Clean Energy Thwarted as Much as Coal by Rules, Group Says
Renewable-energy projects such as wind farms and solar fields are just as hard to build in the U.S. as coal-fired power plants because of regulatory obstacles and activists’ protests, the U.S. Chamber of Commerce said.
Energy projects valued at $576.6 billion were abandoned, delayed or challenged by the state governments or environmentalists, according to a Chamber report released today. Wind, solar, hydropower, ethanol, biomass and geothermal projects accounted for about 45 percent of the challenged investments, according to the Washington-based trade group.

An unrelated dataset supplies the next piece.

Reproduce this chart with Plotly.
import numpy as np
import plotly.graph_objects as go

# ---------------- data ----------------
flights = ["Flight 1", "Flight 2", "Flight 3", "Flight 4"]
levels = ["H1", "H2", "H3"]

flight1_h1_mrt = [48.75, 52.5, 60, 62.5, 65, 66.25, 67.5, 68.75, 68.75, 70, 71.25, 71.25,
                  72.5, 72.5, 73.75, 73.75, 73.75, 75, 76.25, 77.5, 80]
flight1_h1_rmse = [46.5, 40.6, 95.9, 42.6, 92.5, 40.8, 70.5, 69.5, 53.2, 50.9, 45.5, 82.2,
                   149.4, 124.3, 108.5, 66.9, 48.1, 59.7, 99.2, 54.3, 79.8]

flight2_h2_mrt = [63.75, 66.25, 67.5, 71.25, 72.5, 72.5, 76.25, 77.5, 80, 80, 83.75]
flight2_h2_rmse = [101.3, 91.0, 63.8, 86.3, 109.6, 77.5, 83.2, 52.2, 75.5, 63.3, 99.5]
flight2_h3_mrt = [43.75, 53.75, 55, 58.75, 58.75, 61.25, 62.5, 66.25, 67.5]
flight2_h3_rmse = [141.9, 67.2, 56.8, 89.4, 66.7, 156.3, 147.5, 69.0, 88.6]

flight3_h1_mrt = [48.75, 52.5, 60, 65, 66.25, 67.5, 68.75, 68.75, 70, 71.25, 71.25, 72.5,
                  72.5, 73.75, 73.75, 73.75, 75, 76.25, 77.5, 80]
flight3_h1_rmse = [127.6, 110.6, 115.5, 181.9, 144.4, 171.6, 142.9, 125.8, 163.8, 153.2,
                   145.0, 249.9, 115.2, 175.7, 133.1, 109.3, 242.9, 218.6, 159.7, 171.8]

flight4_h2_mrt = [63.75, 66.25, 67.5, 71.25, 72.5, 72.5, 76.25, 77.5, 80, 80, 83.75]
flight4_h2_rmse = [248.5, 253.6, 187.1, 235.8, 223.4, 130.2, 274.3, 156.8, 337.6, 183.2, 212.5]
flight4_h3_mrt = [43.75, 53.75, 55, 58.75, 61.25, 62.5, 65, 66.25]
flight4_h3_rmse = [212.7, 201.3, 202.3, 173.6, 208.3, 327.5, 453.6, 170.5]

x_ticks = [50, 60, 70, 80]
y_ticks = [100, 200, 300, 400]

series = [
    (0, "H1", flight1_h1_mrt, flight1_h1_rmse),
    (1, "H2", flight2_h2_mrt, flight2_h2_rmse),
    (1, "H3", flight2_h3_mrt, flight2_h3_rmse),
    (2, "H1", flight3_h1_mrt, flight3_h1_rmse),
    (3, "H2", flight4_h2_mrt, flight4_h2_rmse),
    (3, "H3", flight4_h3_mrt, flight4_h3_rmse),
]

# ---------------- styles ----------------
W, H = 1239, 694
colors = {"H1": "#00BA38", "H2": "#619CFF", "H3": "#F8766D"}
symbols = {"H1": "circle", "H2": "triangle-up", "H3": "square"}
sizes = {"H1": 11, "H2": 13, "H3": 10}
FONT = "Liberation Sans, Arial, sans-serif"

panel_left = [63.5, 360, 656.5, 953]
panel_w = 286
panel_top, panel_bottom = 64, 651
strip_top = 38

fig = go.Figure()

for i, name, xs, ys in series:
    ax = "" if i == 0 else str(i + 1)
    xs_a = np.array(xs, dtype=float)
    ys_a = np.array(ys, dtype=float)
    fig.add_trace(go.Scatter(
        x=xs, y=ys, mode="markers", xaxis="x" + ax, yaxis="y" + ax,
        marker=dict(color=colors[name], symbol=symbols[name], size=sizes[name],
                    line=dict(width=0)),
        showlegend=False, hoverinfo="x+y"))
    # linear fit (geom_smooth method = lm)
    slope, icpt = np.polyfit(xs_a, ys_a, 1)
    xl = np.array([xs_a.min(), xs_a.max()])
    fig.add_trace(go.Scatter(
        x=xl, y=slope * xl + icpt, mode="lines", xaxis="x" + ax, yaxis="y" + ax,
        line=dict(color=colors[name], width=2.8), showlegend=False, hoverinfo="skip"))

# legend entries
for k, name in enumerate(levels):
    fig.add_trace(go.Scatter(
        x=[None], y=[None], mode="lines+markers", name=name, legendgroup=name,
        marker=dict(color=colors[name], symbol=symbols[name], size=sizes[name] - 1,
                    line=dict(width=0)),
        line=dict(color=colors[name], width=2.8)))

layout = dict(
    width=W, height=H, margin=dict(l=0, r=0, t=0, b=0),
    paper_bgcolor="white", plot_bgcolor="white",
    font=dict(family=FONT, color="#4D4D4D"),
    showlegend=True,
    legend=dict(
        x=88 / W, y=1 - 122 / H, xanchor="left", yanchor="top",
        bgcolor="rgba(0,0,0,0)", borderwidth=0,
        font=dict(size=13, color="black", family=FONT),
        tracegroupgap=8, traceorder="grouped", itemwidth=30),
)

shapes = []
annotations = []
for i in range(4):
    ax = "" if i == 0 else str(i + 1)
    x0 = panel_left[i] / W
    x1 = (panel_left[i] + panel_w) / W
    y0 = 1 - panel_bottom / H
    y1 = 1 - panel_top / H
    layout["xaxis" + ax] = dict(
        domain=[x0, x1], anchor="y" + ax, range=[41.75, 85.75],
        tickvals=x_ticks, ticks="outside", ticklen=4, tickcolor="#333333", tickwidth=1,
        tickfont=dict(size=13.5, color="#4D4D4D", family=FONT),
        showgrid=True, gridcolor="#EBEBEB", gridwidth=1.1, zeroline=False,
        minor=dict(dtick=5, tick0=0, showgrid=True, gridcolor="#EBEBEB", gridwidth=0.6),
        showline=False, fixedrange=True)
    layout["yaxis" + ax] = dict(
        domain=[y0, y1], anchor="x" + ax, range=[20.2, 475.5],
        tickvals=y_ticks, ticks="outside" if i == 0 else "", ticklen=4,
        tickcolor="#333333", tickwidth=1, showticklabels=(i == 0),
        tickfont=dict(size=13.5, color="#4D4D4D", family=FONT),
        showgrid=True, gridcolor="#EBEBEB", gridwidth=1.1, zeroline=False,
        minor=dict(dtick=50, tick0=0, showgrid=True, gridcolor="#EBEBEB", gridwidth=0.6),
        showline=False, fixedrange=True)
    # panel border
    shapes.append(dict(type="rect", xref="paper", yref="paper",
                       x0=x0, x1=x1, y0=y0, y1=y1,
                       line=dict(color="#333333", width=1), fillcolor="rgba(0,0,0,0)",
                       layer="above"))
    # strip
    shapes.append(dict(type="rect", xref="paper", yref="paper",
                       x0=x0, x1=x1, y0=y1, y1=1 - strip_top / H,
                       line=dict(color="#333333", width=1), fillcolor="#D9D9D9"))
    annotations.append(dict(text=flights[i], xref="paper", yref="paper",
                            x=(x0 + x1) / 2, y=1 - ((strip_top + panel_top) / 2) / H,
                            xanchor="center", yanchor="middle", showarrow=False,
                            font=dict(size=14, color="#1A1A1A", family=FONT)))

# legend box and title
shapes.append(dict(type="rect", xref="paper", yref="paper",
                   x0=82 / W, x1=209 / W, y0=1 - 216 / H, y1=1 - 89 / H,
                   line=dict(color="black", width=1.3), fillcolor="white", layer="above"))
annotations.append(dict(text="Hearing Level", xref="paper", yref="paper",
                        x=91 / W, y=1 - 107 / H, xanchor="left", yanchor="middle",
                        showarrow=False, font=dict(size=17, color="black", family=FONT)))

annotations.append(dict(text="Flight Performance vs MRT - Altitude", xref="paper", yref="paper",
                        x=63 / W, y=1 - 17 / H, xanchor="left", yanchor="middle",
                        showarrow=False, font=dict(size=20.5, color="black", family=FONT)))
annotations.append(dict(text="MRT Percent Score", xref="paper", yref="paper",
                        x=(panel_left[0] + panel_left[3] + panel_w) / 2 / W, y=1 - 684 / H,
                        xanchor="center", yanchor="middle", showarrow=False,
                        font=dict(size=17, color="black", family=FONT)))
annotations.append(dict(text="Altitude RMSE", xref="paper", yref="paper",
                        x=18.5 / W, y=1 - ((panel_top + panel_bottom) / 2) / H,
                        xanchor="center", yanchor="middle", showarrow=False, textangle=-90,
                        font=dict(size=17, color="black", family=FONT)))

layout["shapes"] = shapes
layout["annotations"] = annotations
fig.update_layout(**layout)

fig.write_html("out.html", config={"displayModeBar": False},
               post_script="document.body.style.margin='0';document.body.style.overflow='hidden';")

“If our great nation is going to begin creating jobs at a faster rate, we must get back in the business of building things,” Bill Kovacs, senior vice president for environment, technology and regulatory affairs, said in the report. “We also need to figure out how to do it without years and years of permit delays related to our complex regulatory process that allows almost anyone to impede or stop any energy project.”

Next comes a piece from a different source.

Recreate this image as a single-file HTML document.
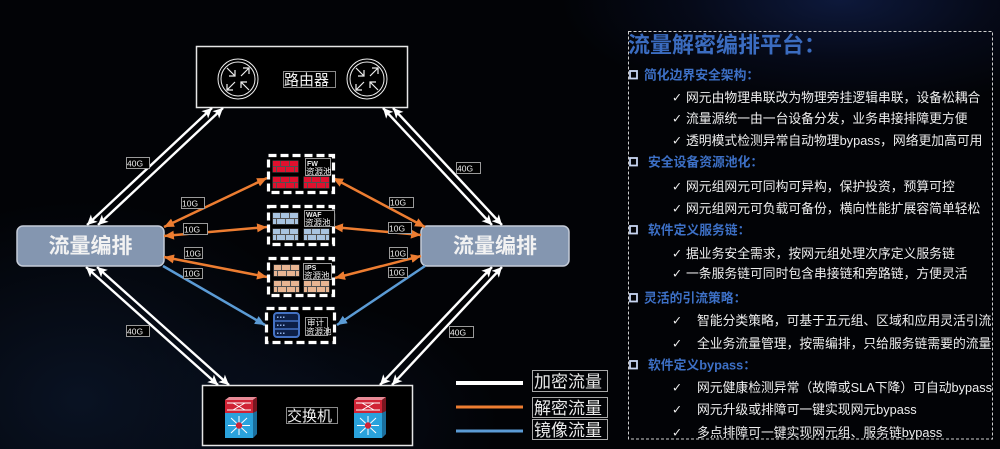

The Chamber, the nation’s biggest business lobbying group, is urging lawmakers to rein in “excessive regulation” and President Thomas Donohue has led criticism of regulations enacted during the Obama administration.
The report listed 351 projects delayed by state and federal action or by local protests. Save Jones Beach, a Wantagh, New York-based citizens’ group, opposed a 940-megawatt wind farm off the coast of New York’s Long Island proposed in 2008. The state of New Mexico denied a permit for a 35-megawatt biomass project in Torrance County, because a local community complained about the expected emissions, the report said.
Electricite de France SA lost a partner for planned construction of a nuclear reactor in Maryland after Baltimore- based Constellation Energy Group Inc. (CEG) withdrew from the investment amid “burdensome” federal-loan guarantee conditions, according to the Chamber of Commerce.
EDF will seek a U.S. partner to add a third reactor at the Calvert Cliffs plant in Lusby, the Paris-based company said in Dec. Under U.S. law, the NRC can’t grant a license to a company “owned, controlled or dominated” by a foreign entity.
Environmental groups such as the Sierra Club opposed Green Path North Transmission Line in California, abandoned in March 2010, and a 600-megawatt coal-fired power plant proposed by Southwestern Electric Power Co. in Arkansas.